France plans mobile school force after headteacher resigns over death threats

France is setting up a mobile security force for schools “experiencing difficulties”, days after the headteacher of a Paris school resigned because of death threats. The head was falsely accused of striking a student in a row over her wearing an Islamic headscarf in school.

Education Minister Nicole Belloubet said the mobile force was intended to reassure teachers and boost security. Tensions in French schools are high since the killing of two teachers.

Samuel Paty was decapitated on the street in a Paris suburb in 2020 and Dominique Bernard was killed at his school in Arras five months ago. Former students who had been radicalised were involved in both killings.

“Teachers are not alone and we are all forming a shield around them, around our schools,” Ms Belloubet told reporters during a visit on Friday to a secondary school in Bordeaux.

The education ministry said the “mobile school force” would be composed of about 20 education officers who could be deployed within 48 hours from the start of the next school year, wherever local authorities needed additional support.

The team’s mission would be to provide security in a school in “acute crisis”, with the aim of providing internal security, reassurance and education skills.

In late February, the headteacher of the Maurice Ravel Lycée in Paris insisted his student remove her Islamic head-covering, in accordance with French law.

The student claimed the headteacher had struck her during a heated exchange, but police found no evidence to support her claims.

However, after numerous death threats posted on social media, the headteacher announced his resignation this week, saying it was “out of concern for my own safety and that of the school”.
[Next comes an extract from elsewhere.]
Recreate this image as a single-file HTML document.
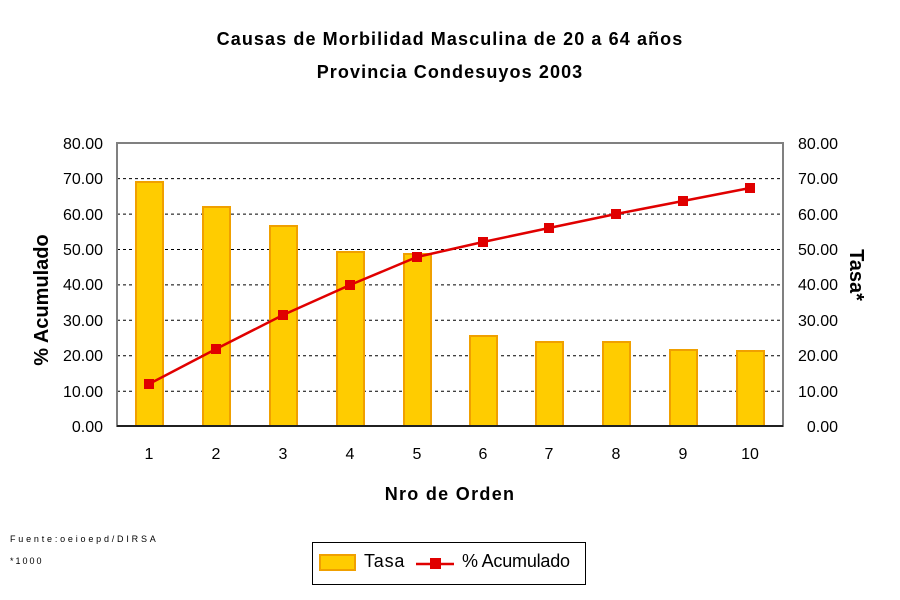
<!DOCTYPE html>
<html><head><meta charset="utf-8"><style>
html,body{margin:0;padding:0;background:#fff;}
svg{display:block;font-family:"Liberation Sans",Arial,sans-serif;}
</style></head><body>
<svg width="900" height="600" viewBox="0 0 900 600" xmlns="http://www.w3.org/2000/svg">
<rect width="900" height="600" fill="#fff"/>
<text x="450" y="45" text-anchor="middle" font-size="18" font-weight="bold" letter-spacing="1.1">Causas de Morbilidad Masculina de 20 a 64 años</text>
<text x="450" y="78" text-anchor="middle" font-size="18" font-weight="bold" letter-spacing="1.1">Provincia Condesuyos 2003</text>
<g stroke="#000" stroke-width="1" stroke-dasharray="3,3">
<line x1="117" y1="178.6" x2="783" y2="178.6"/>
<line x1="117" y1="214.1" x2="783" y2="214.1"/>
<line x1="117" y1="249.5" x2="783" y2="249.5"/>
<line x1="117" y1="284.9" x2="783" y2="284.9"/>
<line x1="117" y1="320.3" x2="783" y2="320.3"/>
<line x1="117" y1="355.8" x2="783" y2="355.8"/>
<line x1="117" y1="391.2" x2="783" y2="391.2"/>
</g>
<g fill="#ffcc00" stroke="#f0a000" stroke-width="2">
<rect x="136" y="182" width="27" height="244"/>
<rect x="203" y="207" width="27" height="219"/>
<rect x="270" y="226" width="27" height="200"/>
<rect x="337" y="252" width="27" height="174"/>
<rect x="404" y="254" width="27" height="172"/>
<rect x="470" y="336" width="27" height="90"/>
<rect x="536" y="342" width="27" height="84"/>
<rect x="603" y="342" width="27" height="84"/>
<rect x="670" y="350" width="27" height="76"/>
<rect x="737" y="351" width="27" height="75"/>
</g>
<rect x="117" y="143" width="666" height="283" fill="none" stroke="#808080" stroke-width="2"/>
<line x1="117" y1="426" x2="783" y2="426" stroke="#000" stroke-width="1.5"/>
<polyline fill="none" stroke="#e00000" stroke-width="2.5" points="149,384 216,349 283,315 350,285 417,257 483,242 549,228 616,214 683,201 750,188"/>
<g fill="#e00000">
<rect x="144" y="379" width="10" height="10"/><rect x="211" y="344" width="10" height="10"/>
<rect x="278" y="310" width="10" height="10"/><rect x="345" y="280" width="10" height="10"/>
<rect x="412" y="252" width="10" height="10"/><rect x="478" y="237" width="10" height="10"/>
<rect x="544" y="223" width="10" height="10"/><rect x="611" y="209" width="10" height="10"/>
<rect x="678" y="196" width="10" height="10"/><rect x="745" y="183" width="10" height="10"/>
</g>
<g font-size="16" text-anchor="end">
<text x="103" y="149">80.00</text><text x="103" y="184">70.00</text><text x="103" y="220">60.00</text>
<text x="103" y="255">50.00</text><text x="103" y="290">40.00</text><text x="103" y="326">30.00</text>
<text x="103" y="361">20.00</text><text x="103" y="397">10.00</text><text x="103" y="432">0.00</text>
</g>
<g font-size="16" text-anchor="end">
<text x="838" y="149">80.00</text><text x="838" y="184">70.00</text><text x="838" y="220">60.00</text>
<text x="838" y="255">50.00</text><text x="838" y="290">40.00</text><text x="838" y="326">30.00</text>
<text x="838" y="361">20.00</text><text x="838" y="397">10.00</text><text x="838" y="432">0.00</text>
</g>
<g font-size="16" text-anchor="middle">
<text x="149" y="459">1</text><text x="216" y="459">2</text><text x="283" y="459">3</text>
<text x="350" y="459">4</text><text x="417" y="459">5</text><text x="483" y="459">6</text>
<text x="549" y="459">7</text><text x="616" y="459">8</text><text x="683" y="459">9</text>
<text x="750" y="459">10</text>
</g>
<text x="450" y="500" text-anchor="middle" font-size="18" font-weight="bold" letter-spacing="1.3">Nro de Orden</text>
<text transform="translate(48,300) rotate(-90)" text-anchor="middle" font-size="20" font-weight="bold">% Acumulado</text>
<text transform="translate(850,275) rotate(90)" text-anchor="middle" font-size="20" font-weight="bold">Tasa*</text>
<text x="10" y="542" font-size="9" letter-spacing="2.8">Fuente:oeioepd/DIRSA</text>
<text x="10" y="564" font-size="9" letter-spacing="2">*1000</text>
<rect x="312.5" y="542.5" width="273" height="42" fill="#fff" stroke="#000" stroke-width="1"/>
<rect x="320" y="555" width="35" height="15" fill="#ffcc00" stroke="#f0a000" stroke-width="2"/>
<text x="364" y="567" font-size="18" letter-spacing="0.8">Tasa</text>
<line x1="416" y1="564" x2="454" y2="564" stroke="#e00000" stroke-width="2.5"/>
<rect x="430" y="558" width="11" height="11" fill="#e00000"/>
<text x="462" y="567" font-size="18" letter-spacing="-0.2">% Acumulado</text>
</svg>
</body></html>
Police have been patrolling around the school, and two people were detained in connection with the death threats. Police say they are not linked to the school.

Politicians on both the left and right have expressed outrage over the headteacher’s situation and Prime Minister Gabriel Attal announced on Thursday the student would be sued by the state for making the false accusation.
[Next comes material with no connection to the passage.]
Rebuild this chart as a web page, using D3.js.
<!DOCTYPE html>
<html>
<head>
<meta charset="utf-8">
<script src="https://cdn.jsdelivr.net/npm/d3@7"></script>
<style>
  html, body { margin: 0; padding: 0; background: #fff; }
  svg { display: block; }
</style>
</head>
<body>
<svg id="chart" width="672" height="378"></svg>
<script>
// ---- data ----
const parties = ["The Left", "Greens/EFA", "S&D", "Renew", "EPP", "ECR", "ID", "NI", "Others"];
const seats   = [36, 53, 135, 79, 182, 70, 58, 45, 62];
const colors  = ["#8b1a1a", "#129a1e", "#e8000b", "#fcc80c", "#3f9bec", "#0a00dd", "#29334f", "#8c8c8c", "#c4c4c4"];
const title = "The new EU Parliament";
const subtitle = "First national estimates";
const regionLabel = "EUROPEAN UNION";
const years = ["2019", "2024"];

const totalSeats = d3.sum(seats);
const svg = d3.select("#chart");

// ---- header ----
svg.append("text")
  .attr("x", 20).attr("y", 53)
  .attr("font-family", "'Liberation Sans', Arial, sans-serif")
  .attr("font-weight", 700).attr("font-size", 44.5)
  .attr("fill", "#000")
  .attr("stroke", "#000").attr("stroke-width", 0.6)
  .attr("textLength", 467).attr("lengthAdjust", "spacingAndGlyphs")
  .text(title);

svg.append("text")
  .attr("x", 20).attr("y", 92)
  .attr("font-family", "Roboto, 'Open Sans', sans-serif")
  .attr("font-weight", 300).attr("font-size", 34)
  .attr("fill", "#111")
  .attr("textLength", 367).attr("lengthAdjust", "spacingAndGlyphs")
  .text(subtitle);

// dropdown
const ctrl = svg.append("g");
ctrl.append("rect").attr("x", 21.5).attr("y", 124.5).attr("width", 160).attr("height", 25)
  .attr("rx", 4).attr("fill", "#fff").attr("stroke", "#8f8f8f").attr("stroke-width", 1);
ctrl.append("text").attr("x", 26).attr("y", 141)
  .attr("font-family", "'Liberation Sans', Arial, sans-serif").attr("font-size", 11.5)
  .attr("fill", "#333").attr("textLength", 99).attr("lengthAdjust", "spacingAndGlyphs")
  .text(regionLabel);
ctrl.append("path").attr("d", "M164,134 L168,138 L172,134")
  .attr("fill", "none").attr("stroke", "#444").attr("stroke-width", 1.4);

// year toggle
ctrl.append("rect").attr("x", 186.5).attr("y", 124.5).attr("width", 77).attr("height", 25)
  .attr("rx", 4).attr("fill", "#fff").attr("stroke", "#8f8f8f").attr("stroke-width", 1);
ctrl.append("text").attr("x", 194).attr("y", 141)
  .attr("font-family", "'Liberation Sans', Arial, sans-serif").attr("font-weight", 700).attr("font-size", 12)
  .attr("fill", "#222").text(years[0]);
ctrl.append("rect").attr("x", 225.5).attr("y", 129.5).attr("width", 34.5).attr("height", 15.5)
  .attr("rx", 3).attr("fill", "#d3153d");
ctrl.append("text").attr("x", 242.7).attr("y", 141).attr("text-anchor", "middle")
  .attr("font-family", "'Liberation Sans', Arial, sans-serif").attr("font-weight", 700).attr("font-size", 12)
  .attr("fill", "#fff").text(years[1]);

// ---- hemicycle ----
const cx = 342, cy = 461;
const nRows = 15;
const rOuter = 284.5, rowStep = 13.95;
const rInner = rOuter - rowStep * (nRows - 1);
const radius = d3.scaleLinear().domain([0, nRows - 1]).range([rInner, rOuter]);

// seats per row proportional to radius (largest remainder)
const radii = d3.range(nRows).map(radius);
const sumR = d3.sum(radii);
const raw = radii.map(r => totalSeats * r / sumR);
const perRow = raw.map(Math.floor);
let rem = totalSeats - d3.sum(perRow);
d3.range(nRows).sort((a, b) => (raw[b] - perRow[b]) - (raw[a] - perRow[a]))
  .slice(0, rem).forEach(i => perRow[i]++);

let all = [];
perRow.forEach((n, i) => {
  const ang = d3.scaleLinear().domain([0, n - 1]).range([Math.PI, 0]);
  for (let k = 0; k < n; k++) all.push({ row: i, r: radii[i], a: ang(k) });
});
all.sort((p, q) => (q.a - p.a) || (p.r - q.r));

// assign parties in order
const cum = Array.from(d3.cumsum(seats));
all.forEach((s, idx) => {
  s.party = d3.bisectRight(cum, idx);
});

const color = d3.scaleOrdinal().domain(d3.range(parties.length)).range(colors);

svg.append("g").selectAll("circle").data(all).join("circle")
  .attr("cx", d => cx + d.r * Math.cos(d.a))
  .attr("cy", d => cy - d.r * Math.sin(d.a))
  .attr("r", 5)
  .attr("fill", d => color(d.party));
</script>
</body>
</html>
MPs and local officials took part in a rally outside the school on Friday morning in support of the headteacher and to demand that secular rules remain enforced in French schools.

Ms Belloubet has suspended France’s ENT digital messaging system, used by teachers and students, because of a proliferation of threats.
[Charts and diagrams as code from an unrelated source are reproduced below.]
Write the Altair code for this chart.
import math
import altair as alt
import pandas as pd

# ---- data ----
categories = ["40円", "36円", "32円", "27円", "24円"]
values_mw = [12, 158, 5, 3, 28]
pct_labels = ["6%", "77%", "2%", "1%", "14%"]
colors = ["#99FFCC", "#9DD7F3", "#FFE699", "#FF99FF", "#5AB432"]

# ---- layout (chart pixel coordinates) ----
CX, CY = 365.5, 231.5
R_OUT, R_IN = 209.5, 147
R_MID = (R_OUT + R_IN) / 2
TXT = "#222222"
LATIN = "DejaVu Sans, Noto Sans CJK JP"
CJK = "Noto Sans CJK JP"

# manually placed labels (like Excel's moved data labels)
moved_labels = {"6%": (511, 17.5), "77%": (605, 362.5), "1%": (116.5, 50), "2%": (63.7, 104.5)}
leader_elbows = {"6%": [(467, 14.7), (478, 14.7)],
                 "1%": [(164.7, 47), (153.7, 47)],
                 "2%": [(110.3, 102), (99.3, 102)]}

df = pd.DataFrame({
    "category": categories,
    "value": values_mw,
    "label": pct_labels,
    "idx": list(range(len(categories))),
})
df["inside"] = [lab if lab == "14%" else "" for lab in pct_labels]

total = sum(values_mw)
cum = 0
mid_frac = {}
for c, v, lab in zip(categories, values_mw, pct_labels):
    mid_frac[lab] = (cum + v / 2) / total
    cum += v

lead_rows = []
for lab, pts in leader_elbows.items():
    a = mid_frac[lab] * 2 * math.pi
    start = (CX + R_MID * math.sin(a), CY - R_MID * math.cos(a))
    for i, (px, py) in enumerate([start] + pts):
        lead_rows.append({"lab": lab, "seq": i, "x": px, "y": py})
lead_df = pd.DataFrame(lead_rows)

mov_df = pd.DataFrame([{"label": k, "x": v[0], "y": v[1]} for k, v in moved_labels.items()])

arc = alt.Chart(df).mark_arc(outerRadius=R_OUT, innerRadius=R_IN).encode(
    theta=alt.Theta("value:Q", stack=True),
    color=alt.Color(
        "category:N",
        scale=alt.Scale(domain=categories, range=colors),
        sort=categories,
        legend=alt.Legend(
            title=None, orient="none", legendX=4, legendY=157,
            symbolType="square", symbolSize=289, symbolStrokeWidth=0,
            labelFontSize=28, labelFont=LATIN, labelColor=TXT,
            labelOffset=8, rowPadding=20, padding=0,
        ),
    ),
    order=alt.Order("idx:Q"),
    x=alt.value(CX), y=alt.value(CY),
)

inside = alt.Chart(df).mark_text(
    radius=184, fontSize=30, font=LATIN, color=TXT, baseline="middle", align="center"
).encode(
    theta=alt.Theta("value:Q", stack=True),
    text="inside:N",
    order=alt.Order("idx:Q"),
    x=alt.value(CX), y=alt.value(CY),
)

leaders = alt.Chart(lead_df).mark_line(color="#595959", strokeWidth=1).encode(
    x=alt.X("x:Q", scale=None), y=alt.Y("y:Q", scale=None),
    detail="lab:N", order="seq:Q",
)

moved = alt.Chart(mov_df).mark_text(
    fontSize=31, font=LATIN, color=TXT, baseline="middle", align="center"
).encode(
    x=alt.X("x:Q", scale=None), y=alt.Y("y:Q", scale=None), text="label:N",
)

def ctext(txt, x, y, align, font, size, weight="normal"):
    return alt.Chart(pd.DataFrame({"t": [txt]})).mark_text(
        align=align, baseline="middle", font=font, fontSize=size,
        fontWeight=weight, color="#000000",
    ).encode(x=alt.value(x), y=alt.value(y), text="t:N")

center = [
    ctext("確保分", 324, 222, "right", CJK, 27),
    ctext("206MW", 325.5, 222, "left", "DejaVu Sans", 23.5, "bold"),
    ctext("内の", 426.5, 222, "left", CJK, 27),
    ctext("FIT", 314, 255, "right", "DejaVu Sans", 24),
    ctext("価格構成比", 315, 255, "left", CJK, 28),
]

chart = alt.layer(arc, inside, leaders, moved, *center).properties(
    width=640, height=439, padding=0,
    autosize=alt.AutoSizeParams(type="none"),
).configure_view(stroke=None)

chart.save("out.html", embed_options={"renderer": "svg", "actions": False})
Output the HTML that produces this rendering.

Education officials have reported more than 320 threats made across France since the middle of last week, which the minister blamed on students’ personal accounts being hacked. In Paris alone about 50 schools had received bomb threats through the messaging system.

The ENT system enables students to access various educational resources online and Ms Belloubet said she hoped it would be up and running again next month after the spring break. Several arrests have been made in connection with the online threats, including a 17-year-old and a man aged 21.